Mich interessieren die Ränder

 

Religion war immer mein Thema. Aber erst nach zwanzig Berufsjahren war ich bereit, die Aussenperspektive als Journalistin aufzugeben und die Innenperspektive einzunehmen – als reformierte Pfarrerin.

In meiner Kindheit im Unterengadin gehörten Kirche und Glaube zum Alltag. Wir hatten viele Pfarrer in der Familie. Das grosse Erbe meines Grossvaters war eine Übersetzung der Bibel ins Rätoromanische. Die religiöse Strenge, in der ich aufwuchs, forderte auch meinen Widerstand heraus. Ich verliess die Heimat, besuchte nach einigen Semestern in Soziologie und Psychologie die Medienschule MAZ und begann meine Laufbahn als Radiojournalistin.

Das Interesse an Religion blieb.

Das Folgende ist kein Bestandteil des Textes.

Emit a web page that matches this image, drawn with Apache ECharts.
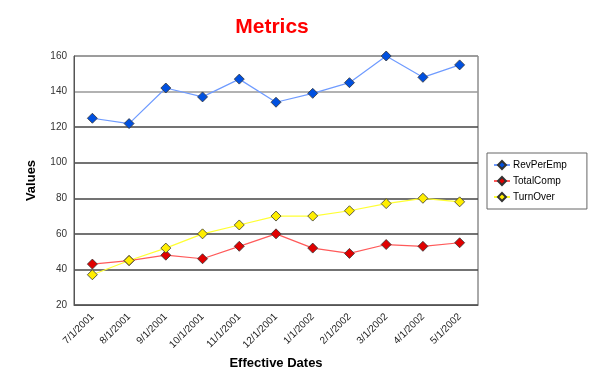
<!DOCTYPE html>
<html>
<head>
<meta charset="utf-8">
<script src="https://cdn.jsdelivr.net/npm/echarts@6/dist/echarts.min.js"></script>
<style>
  html, body { margin: 0; padding: 0; background: #fff; }
  #chart { width: 600px; height: 367px; }
</style>
</head>
<body>
<div id="chart"></div>
<script>
// Effective dates along the category axis
const dates = ['7/1/2001', '8/1/2001', '9/1/2001', '10/1/2001', '11/1/2001', '12/1/2001',
               '1/1/2002', '2/1/2002', '3/1/2002', '4/1/2002', '5/1/2002'];

// Monthly metric values
const revPerEmp = [125, 122, 142, 137, 147, 134, 139, 145, 160, 148, 155];
const totalComp = [43, 45, 48, 46, 53, 60, 52, 49, 54, 53, 55];
const turnOver  = [37, 45, 52, 60, 65, 70, 70, 73, 77, 80, 78];

// Value axis ticks
const yTicks = [20, 40, 60, 80, 100, 120, 140, 160];

const FONT = '"Liberation Sans", Arial, sans-serif';
const NARROW = '"Liberation Sans Narrow", "Liberation Sans", Arial, sans-serif';

function lineSeries(name, data, lineColor, markerColor) {
  return {
    name: name,
    type: 'line',
    data: data,
    symbol: 'diamond',
    symbolSize: 10,
    showAllSymbol: true,
    lineStyle: { color: lineColor, width: 1.2 },
    itemStyle: { color: markerColor, borderColor: '#333', borderWidth: 0.8 },
    emphasis: { disabled: true }
  };
}

const chart = echarts.init(document.getElementById('chart'), null, { renderer: 'canvas' });
chart.setOption({
  animation: false,
  backgroundColor: '#fff',
  title: {
    text: 'Metrics',
    left: 267,
    top: 12,
    textAlign: 'center',
    textStyle: { color: '#ff0000', fontSize: 21, fontWeight: 'bold', fontFamily: FONT }
  },
  grid: {
    left: 74, right: 122, top: 56, bottom: 62,
    containLabel: false,
    outerBoundsMode: 'none',
    show: true, borderColor: '#555', borderWidth: 1, backgroundColor: '#fff'
  },
  legend: {
    orient: 'vertical',
    left: 487, top: 153,
    width: 100,
    padding: [7, 20, 7, 6],
    itemGap: 6,
    itemWidth: 16, itemHeight: 10,
    borderColor: '#666', borderWidth: 1, borderRadius: 0,
    textStyle: { fontSize: 10, fontFamily: FONT, color: '#000', padding: [0, 0, 0, -2] },
    data: ['RevPerEmp', 'TotalComp', 'TurnOver']
  },
  xAxis: {
    type: 'category',
    data: dates,
    boundaryGap: true,
    name: 'Effective Dates',
    nameLocation: 'middle',
    nameGap: 46,
    nameTextStyle: { fontSize: 13, fontWeight: 'bold', fontFamily: FONT, color: '#000' },
    axisLine: { lineStyle: { color: '#555' } },
    axisTick: { show: false },
    axisLabel: { rotate: 45, fontSize: 10, fontFamily: NARROW, color: '#222', margin: 10, interval: 0 }
  },
  yAxis: {
    type: 'value',
    min: yTicks[0], max: yTicks[yTicks.length - 1], interval: 20,
    name: 'Values',
    nameLocation: 'middle',
    nameGap: 36,
    nameTextStyle: { fontSize: 13, fontWeight: 'bold', fontFamily: FONT, color: '#000' },
    axisLine: { show: true, lineStyle: { color: '#555' } },
    axisTick: { show: false },
    axisLabel: { fontSize: 10, fontFamily: FONT, color: '#333', margin: 7 },
    splitLine: {
      show: true,
      lineStyle: { color: ['#555', '#444', '#444', '#444', '#444', '#444', '#999', '#999'], width: 1.5 }
    }
  },
  series: [
    lineSeries('RevPerEmp', revPerEmp, '#6f9bff', '#0050e0'),
    lineSeries('TotalComp', totalComp, '#ff5a5a', '#e00000'),
    lineSeries('TurnOver', turnOver, '#ffff33', '#ffee00')
  ]
});
</script>
</body>
</html>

Da es mich wieder an die Uni zog, gab ich der Theologie eine Chance. Als ich nach dem Grundstudium das kirchliche Praxissemester absolvierte, wurde mir allerdings klar:  Ich kann nicht auf die Kanzel stehen. Was ich da verkünde, empfinde ich selbst nicht tief genug. So machte ich meinen Abschluss in Religionswissenschaft mit Schwerpunkt Judentum und Psychologie.

Neben und nach dem Studium arbeitete ich weiter als Journalistin für Radio und Fernsehen. Bis ich einige Jahre später merkte: Jetzt kann ich Pfarrerin werden. Der Glaube, den ich Mitte zwanzig noch zu wenig empfunden hatte, war gewachsen. Und gleichzeitig die Überzeugung, dass unsere Gesellschaft Religion braucht – in einer freien und aufgeklärten Form.

Inzwischen habe ich die letzte Wegstrecke zur Ordination zurückgelegt und leiste in einem Neubaugebiet kirchliche Aufbauarbeit. Mich interessieren die Ränder: Die Ränder der Gesellschaft, des Lebens, der Kirche. Da ich beruflich lange Zeit die Aussensicht auf die Kirche gepflegt habe, fällt es mir leicht, den Zugang zu kirchendistanzierten Menschen zu finden. Ich lebe den Traum einer Religion für freie Geister.